--- BEGIN GIVEN RECORDS ---

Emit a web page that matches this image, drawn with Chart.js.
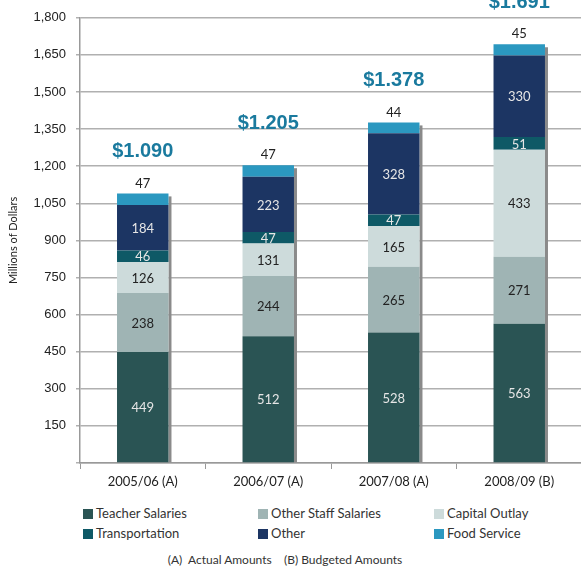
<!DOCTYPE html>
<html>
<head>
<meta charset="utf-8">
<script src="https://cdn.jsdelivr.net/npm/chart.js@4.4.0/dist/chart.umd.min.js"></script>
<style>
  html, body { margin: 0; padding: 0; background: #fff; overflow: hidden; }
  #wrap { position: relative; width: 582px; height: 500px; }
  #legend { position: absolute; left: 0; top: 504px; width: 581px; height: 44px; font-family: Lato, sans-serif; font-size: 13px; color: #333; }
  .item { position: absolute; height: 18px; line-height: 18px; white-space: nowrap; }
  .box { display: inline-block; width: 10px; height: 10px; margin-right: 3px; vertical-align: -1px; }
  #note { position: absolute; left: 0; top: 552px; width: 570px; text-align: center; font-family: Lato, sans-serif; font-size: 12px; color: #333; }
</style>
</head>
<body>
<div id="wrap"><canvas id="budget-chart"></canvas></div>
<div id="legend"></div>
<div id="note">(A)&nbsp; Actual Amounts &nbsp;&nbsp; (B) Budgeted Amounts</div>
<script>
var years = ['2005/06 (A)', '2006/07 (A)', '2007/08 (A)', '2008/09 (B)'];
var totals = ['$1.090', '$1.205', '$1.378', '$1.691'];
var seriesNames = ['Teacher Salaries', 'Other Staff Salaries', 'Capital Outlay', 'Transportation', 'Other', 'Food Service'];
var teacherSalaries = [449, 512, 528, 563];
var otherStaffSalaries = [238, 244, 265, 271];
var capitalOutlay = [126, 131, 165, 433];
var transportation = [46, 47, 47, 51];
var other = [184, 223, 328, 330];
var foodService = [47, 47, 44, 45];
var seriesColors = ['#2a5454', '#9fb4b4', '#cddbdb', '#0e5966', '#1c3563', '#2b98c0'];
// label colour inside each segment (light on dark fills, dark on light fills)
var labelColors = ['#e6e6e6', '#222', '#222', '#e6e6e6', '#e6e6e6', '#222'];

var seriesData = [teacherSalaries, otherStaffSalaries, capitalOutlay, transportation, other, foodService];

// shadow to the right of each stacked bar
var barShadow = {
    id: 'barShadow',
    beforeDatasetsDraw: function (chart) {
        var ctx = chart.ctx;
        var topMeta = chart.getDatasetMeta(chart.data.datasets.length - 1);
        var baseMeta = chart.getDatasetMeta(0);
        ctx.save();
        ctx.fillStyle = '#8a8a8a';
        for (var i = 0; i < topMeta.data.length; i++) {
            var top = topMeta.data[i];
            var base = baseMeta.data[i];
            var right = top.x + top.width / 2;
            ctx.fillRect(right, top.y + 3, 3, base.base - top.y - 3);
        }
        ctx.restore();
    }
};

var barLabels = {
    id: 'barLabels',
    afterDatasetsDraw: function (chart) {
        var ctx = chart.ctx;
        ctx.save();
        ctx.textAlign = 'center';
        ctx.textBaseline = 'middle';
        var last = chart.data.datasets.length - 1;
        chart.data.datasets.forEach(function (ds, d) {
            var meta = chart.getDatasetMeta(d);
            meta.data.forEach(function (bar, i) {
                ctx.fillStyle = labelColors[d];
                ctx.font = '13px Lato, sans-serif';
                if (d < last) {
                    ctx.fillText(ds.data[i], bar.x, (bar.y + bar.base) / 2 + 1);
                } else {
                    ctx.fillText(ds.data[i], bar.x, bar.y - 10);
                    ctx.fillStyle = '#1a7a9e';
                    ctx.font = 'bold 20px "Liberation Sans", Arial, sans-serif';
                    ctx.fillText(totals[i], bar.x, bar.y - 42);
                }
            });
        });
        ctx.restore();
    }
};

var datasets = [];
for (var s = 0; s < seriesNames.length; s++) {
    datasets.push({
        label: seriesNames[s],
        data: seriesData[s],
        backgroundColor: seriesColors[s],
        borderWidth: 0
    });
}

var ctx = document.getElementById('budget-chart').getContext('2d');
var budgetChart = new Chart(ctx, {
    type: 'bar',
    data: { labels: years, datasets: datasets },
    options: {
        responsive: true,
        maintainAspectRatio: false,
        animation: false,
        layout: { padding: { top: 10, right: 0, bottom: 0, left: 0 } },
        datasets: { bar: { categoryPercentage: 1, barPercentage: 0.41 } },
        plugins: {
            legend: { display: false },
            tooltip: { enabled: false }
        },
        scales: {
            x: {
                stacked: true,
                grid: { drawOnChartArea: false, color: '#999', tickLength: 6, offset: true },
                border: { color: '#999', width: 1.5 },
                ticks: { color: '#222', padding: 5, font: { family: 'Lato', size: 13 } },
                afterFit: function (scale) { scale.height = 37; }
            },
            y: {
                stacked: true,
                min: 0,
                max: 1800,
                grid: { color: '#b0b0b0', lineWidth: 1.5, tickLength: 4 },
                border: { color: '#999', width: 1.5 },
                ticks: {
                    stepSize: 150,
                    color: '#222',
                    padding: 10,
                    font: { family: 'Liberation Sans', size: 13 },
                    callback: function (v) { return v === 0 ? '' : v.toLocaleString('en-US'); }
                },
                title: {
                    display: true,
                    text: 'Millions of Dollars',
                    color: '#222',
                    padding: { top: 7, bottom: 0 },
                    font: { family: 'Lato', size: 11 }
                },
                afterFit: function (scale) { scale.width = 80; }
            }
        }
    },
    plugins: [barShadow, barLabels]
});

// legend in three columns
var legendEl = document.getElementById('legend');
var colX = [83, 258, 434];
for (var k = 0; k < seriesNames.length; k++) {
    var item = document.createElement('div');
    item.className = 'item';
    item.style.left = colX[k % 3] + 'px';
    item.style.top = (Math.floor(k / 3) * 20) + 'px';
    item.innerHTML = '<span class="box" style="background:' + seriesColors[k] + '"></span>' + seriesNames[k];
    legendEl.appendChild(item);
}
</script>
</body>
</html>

--- END GIVEN RECORDS ---
--- BEGIN GIVEN RECORDS ---

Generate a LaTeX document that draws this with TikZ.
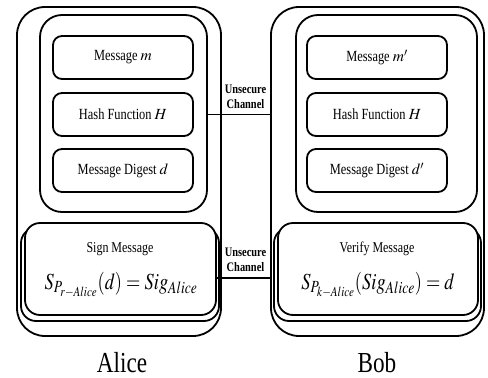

--- END GIVEN RECORDS ---
--- BEGIN GIVEN RECORDS ---

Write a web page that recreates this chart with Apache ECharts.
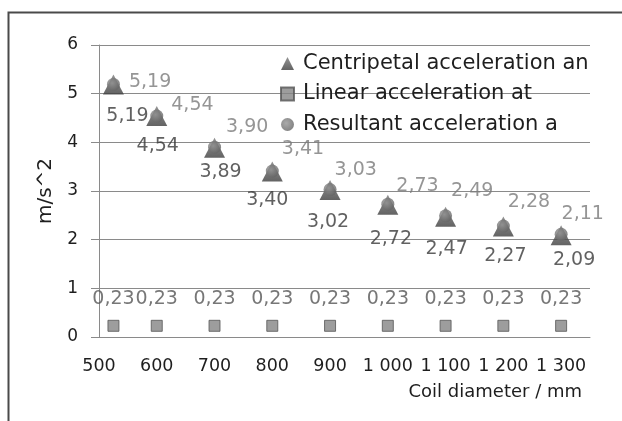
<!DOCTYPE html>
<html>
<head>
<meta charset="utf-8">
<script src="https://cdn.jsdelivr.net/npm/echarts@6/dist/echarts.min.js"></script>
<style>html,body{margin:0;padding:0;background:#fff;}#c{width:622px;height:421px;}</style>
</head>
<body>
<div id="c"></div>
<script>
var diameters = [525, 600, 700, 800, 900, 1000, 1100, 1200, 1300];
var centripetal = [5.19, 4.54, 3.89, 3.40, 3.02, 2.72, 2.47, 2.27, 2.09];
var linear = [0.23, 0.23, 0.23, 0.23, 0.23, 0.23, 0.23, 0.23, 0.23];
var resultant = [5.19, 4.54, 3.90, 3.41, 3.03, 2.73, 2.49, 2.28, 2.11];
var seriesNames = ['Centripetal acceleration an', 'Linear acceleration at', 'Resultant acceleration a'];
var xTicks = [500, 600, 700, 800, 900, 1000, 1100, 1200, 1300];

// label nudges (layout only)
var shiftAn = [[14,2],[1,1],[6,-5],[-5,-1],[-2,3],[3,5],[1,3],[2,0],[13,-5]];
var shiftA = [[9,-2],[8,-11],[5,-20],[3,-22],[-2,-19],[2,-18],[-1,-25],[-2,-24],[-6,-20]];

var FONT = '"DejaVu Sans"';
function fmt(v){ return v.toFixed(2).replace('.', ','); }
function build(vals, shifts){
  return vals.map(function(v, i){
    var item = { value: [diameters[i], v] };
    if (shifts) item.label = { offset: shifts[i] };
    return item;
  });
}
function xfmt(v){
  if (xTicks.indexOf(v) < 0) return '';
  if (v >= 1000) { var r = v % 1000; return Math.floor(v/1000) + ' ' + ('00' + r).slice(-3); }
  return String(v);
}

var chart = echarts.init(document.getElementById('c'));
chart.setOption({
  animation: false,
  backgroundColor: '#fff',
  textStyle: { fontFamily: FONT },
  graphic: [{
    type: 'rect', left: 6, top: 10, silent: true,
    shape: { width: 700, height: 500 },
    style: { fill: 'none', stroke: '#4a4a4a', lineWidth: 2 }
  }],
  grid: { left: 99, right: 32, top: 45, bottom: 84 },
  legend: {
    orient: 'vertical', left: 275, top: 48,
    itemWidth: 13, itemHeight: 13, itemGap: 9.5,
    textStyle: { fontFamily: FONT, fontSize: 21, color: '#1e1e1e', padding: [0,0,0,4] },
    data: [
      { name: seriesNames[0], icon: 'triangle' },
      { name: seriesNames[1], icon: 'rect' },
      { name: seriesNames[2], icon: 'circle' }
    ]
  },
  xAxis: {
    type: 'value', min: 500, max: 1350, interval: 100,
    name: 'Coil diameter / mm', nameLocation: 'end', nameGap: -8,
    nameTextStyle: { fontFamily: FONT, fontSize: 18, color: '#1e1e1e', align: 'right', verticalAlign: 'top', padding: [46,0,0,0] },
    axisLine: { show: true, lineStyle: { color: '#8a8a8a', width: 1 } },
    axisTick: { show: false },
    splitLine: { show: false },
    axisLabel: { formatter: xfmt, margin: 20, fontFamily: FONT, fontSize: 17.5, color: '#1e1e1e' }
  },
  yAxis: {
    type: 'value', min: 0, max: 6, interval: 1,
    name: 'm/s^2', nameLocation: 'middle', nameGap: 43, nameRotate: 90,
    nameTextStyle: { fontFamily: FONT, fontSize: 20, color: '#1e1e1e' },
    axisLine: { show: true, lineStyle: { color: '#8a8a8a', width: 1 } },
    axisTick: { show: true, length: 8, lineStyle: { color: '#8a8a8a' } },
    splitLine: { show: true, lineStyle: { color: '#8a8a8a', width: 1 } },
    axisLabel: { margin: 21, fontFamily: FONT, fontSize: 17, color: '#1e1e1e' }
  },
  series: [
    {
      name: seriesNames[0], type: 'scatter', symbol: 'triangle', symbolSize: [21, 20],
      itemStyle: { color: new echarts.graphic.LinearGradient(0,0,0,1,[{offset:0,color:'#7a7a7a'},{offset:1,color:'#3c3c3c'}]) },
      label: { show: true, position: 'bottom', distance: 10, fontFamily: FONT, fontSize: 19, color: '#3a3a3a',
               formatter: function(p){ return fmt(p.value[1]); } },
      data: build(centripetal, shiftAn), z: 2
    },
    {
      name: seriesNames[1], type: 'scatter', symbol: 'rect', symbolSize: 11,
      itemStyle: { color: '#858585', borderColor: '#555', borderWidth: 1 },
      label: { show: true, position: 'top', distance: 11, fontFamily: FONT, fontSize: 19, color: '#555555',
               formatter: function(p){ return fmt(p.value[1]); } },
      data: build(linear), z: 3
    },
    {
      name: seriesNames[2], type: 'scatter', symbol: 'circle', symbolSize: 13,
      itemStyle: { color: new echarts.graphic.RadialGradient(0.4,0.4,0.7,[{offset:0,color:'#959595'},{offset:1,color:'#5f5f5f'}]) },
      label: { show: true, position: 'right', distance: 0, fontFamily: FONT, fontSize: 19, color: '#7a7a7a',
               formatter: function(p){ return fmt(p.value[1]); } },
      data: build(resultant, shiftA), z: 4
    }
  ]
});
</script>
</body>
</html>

--- END GIVEN RECORDS ---

=== WHAT YOU WILL DO ===
Your task is to report how many lines of the material include the string "that". Give the number and no other words.

=== FULL RESPONSE ===
3